La sombre noirceur mahlérienne de Prokofiev 

par

Serge Prokofiev (1891-1953) : Symphonie n°5 en si bémol majeur, Op.100.  Cleveland Orchestra, direction :  Franz Welser-Möst. 2021. TCO-0006

Franz Welser-Möst, au pupitre de ses musiciens du Cleveland Orchestra, et dans le cadre de leur label en auto-production a amorcé un projet autour des symphonies de Prokofiev. Les Symphonies n°2 et n°3 sont déjà publiées et une Symphonie n°4 (dans la version révisée de 1947) est annoncée pour décembre 2023.

Cette Symphonie n°5, captée en concert en octobre 2021, est actuellement exclusivement proposée en format numérique.

Le Cleveland Orchestra joue à domicile avec cette Symphonie n°5 dont il a gravé deux versions de référence sous les baguettes de Georges Szell (Sony) et Lorin Maazel (Decca). Cette dernière interprétation, bénéficiant d’un son de démonstration Decca, est certainement l’une des plus grandes réussites du chef américain lors de son mandat décrié à la tête de la phalange de l’Ohio. 

De son côté, Franz Welser-Möst est un chef étonnant qui se plaît à surprendre lorsqu’il sort de son répertoire austro-allemand dans lequel il reste très inégal.  On aurait pu craindre qu’il passe à côté du sujet de cette Symphonie n°5 qu’il ne faut pas limiter à une démonstration d’orchestre grandiloquente, valorisation musicale d’une URSS triomphante et parangon d'un soviétique omnipotent.
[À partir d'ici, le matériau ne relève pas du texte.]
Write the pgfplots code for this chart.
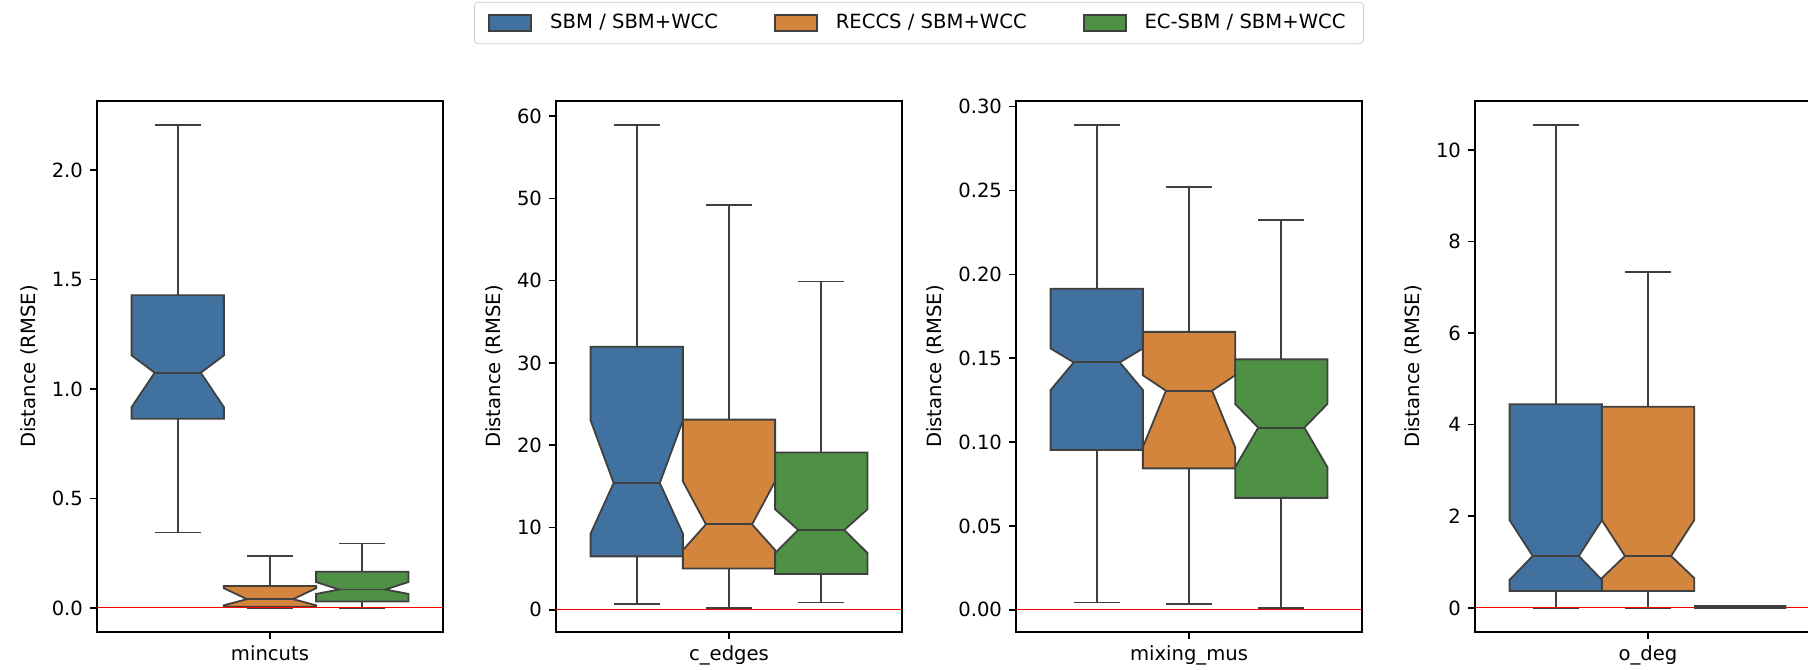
\documentclass[border=0pt]{standalone}
\usepackage{fontspec}
\setmainfont{DejaVu Sans}
\usepackage{pgfplots}
\pgfplotsset{compat=1.18}
\definecolor{cblue}{HTML}{41729F}
\definecolor{corange}{HTML}{D3843D}
\definecolor{cgreen}{HTML}{4E9145}
\definecolor{edge}{HTML}{404040}

\pgfplotsset{
  panel/.style={
    scale only axis, width=173pt, height=265.5pt,
    anchor=south west,
    xmin=-0.5, xmax=0.5, xtick={0},
    tick pos=left, tick align=outside, major tick length=3.5pt,
    tick style={black, line width=0.8pt},
    axis line style={line width=0.8pt},
    font=\fontsize{9.8}{11.8}\selectfont,
    ylabel={Distance (RMSE)},
    scaled y ticks=false,
    /pgf/number format/assume math mode=true,
    legend image code/.code={\draw[sharp corners, ##1] (0pt,-4pt) rectangle (21pt,4pt);},
  },
  wh/.style={edge, line width=0.8pt, forget plot},
  bx/.style={draw=edge, line width=0.9pt, line join=miter, forget plot},
  zero/.style={red, line width=0.5pt, forget plot},
}

% \nbox{pos}{lower whisker}{q1}{notch low}{median}{notch high}{q3}{upper whisker}{colour}
\newcommand\nbox[9]{%
  \pgfmathsetmacro\xa{#1-0.133333}%
  \pgfmathsetmacro\xb{#1+0.133333}%
  \pgfmathsetmacro\xc{#1-0.066667}%
  \pgfmathsetmacro\xd{#1+0.066667}%
  \edef\tmp{%
    \noexpand\addplot[wh] coordinates {(#1,#2) (#1,#3)};
    \noexpand\addplot[wh] coordinates {(#1,#7) (#1,#8)};
    \noexpand\addplot[wh] coordinates {(\xc,#2) (\xd,#2)};
    \noexpand\addplot[wh] coordinates {(\xc,#8) (\xd,#8)};
    \noexpand\addplot[bx, fill=#9] coordinates {(\xa,#3) (\xb,#3) (\xb,#4) (\xd,#5) (\xb,#6) (\xb,#7) (\xa,#7) (\xa,#6) (\xc,#5) (\xa,#4) (\xa,#3) (\xb,#3)};
    \noexpand\addplot[bx] coordinates {(\xc,#5) (\xd,#5)};
  }\tmp
}

\begin{document}
\begin{tikzpicture}
\useasboundingbox (0,0) rectangle (904pt,334.5pt);

% ---- mincuts
\begin{axis}[panel, at={(48.5pt,18.5pt)},
  ymin=-0.110, ymax=2.315, ytick={0,0.5,1,1.5,2},
  yticklabel style={/pgf/number format/.cd, fixed, fixed zerofill, precision=1},
  xticklabels={mincuts}]
  \nbox{-0.266667}{0.345}{0.864}{0.917}{1.074}{1.153}{1.428}{2.205}{cblue}
  \nbox{0}{0.0}{0.005}{0.012}{0.040}{0.090}{0.100}{0.236}{corange}
  \nbox{0.266667}{0.0}{0.029}{0.064}{0.084}{0.118}{0.165}{0.295}{cgreen}
  \addplot[zero] coordinates {(-0.5,0) (0.5,0)};
\end{axis}

% ---- c_edges
\begin{axis}[panel, at={(278pt,18.5pt)},
  ymin=-2.71, ymax=61.83, ytick={0,10,...,60},
  xticklabels={c\_edges},
  legend columns=3,
  legend style={at={(1.049,1.147)}, anchor=center, draw=black!20,
    rounded corners=2pt, inner xsep=7pt, inner ysep=4pt,
    font=\fontsize{9.8}{11.8}\selectfont,
    /tikz/every odd column/.append style={column sep=7pt},
    /tikz/every even column/.append style={column sep=26pt}}]
  \addlegendimage{fill=cblue, draw=edge, line width=0.9pt}
  \addlegendentry{SBM / SBM+WCC}
  \addlegendimage{fill=corange, draw=edge, line width=0.9pt}
  \addlegendentry{RECCS / SBM+WCC}
  \addlegendimage{fill=cgreen, draw=edge, line width=0.9pt}
  \addlegendentry{EC-SBM / SBM+WCC}
  \nbox{-0.266667}{0.72}{6.48}{9.25}{15.4}{23.0}{31.96}{58.9}{cblue}
  \nbox{0}{0.22}{5.0}{7.24}{10.37}{15.6}{23.1}{49.2}{corange}
  \nbox{0.266667}{0.9}{4.34}{6.9}{9.7}{12.2}{19.1}{39.9}{cgreen}
  \addplot[zero] coordinates {(-0.5,0) (0.5,0)};
\end{axis}

% ---- mixing_mus
\begin{axis}[panel, at={(508pt,18.5pt)},
  ymin=-0.0133, ymax=0.3034, ytick={0,0.05,0.1,0.15,0.2,0.25,0.3},
  yticklabel style={/pgf/number format/.cd, fixed, fixed zerofill, precision=2},
  xticklabels={mixing\_mus}]
  \nbox{-0.266667}{0.0044}{0.0953}{0.131}{0.1475}{0.1558}{0.1914}{0.289}{cblue}
  \nbox{0}{0.0035}{0.0843}{0.097}{0.1306}{0.1398}{0.1657}{0.2522}{corange}
  \nbox{0.266667}{0.0011}{0.0667}{0.085}{0.1086}{0.1227}{0.1493}{0.2324}{cgreen}
  \addplot[zero] coordinates {(-0.5,0) (0.5,0)};
\end{axis}

% ---- o_deg
\begin{axis}[panel, at={(737.5pt,18.5pt)},
  ymin=-0.527, ymax=11.067, ytick={0,2,...,10},
  xticklabels={o\_deg}]
  \nbox{-0.266667}{0}{0.37}{0.611}{1.133}{1.913}{4.445}{10.54}{cblue}
  \nbox{0}{0}{0.37}{0.65}{1.133}{1.913}{4.39}{7.33}{corange}
  \addplot[zero] coordinates {(-0.5,0) (0.5,0)};
  \nbox{0.266667}{0}{0.0}{0.0}{0.02}{0.04}{0.04}{0.05}{cgreen}
\end{axis}
\end{tikzpicture}
\end{document}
 Dès les premières notes, le chef autrichien impose un ton noir et dramatique. L’Andante initial revêt des teintes mahleriennes pas si éloignées d’un tragique funèbre de la Symphonie n°5 de Mahler. Le niveau technique phénoménal du Cleveland Orchestra permet au chef de travailler la densité du matériau instrumental et de soigner la dynamique des climax. L'œuvre de Prokofiev sort grandie d’un tel traitement dramaturgique. Franz Welser-Möst peut jouer de l'orchestre tant dans les détails (incroyables pupitres de vents) que dans les tutti. 

Somptueusement enregistrée, cette version complète utilement une discographie de très haut vol portée par les lectures de Guennadi Rojdestvenski (Melodya), Herbert von Karajan (DGG), Leonard Bernstein (Sony),  Mariss Jansons (Chandos et RCO) et bien sur George Szell et Lorin Maazel, avec ce même orchestre de Cleveland.